Unlocking the Potential of Call Options: Strategies and Scenarios
Let's Exercise: Your Guide to Call Options
Understanding Call Options
Exercising call options can be a powerful strategy, especially when you understand the mechanics and timing. This article breaks down the essentials, the advantages, and the decision-making process involved in exercising call options. Let's dive into the world of options trading with clear examples and easy-to-understand analogies.
What is a Call Option?
Imagine you're eyeing a promising (fictional) tech company in the Technology sector, let's call it Innovate Tech Ltd., trading at $100 per share. You believe their upcoming AI innovation could skyrocket their stock, but you don't have the $10,000 needed to buy 100 shares directly. Here's where a call option becomes your ally.
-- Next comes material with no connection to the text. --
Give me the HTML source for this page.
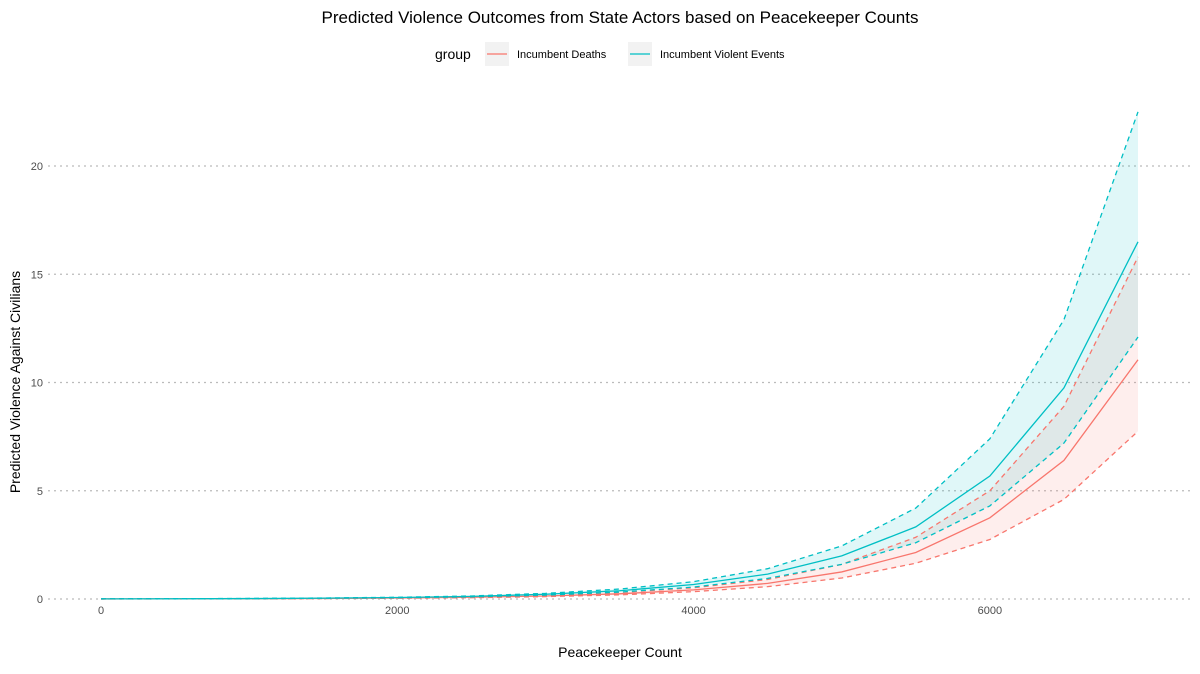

A call option gives you the right, but not the obligation, to buy the underlying stock at the strike price before the option expires. This right comes at a cost - the premium.
Example: Buying a Call Option
Imagine you decide to spend $2.00 per share for a 3-month call option to buy Innovate Tech Ltd.'s stock at $100 per share, which is the current market price. This option is referred to as "at-the-money" (ATM) because the strike price (the price at which you can buy the stock) is the same as the current market price. So, you pay $200 in total ($2 x 100 shares). Now, you have the potential to benefit from any increase in Innovate Tech Ltd.'s stock price without needing to invest the entire $10,000 upfront.
Scenario: The Breakthrough News
One morning, you see a headline: "Innovate Tech Ltd.'s AI Technology Approved!". The stock price shoots up to $170 per share. With the call option, you have three routes:
- Exercise the Call Option
- Sell the Call Option
- Hold the Option
Option 1: Exercising the Call Option
To exercise the option, you need enough cash to buy the shares at the strike price of $100. For 100 shares, you need $10,000. Not taking trading commissions into consideration. If the stock now trades at $170, you could sell those shares immediately, netting a significant profit. However, exercising requires sufficient capital and might incur different fees from your broker.
Option 2: Selling the Call Option
If cash flow is a concern, you can opt to sell the call option instead. Selling allows you to keep the remaining time value in the premium. In our example, you could sell the call option for $70 (since the stock is now $170), earning $7,000 from your initial $200 investment.
Selling might be a preferable choice if:
You prefer liquidity: You don't want your capital tied up in the shares.
Broker fees: Selling could be cheaper in terms of trading commissions.
Profit realization: You lock in your gains without holding onto the shares.
Option 3: Holding the Option
Deciding to wait could be rewarding if more positive news is expected. With two months left to expiration, further developments might push the stock price even higher, increasing the value of your call option.
When to Exercise a Call Option
Exercising makes sense if you aim to own the shares long-term or want to receive dividends. However, if your primary goal is profit, closing the position by selling the option could potentially make more financial sense.
Disclaimer:
The strategies presented in this article are for information and training purposes only, and should not be interpreted as recommendations to buy or sell any security. As always, you should ensure that you are comfortable with the proposed scenarios and ready to assume all the risks before implementing an option strategy.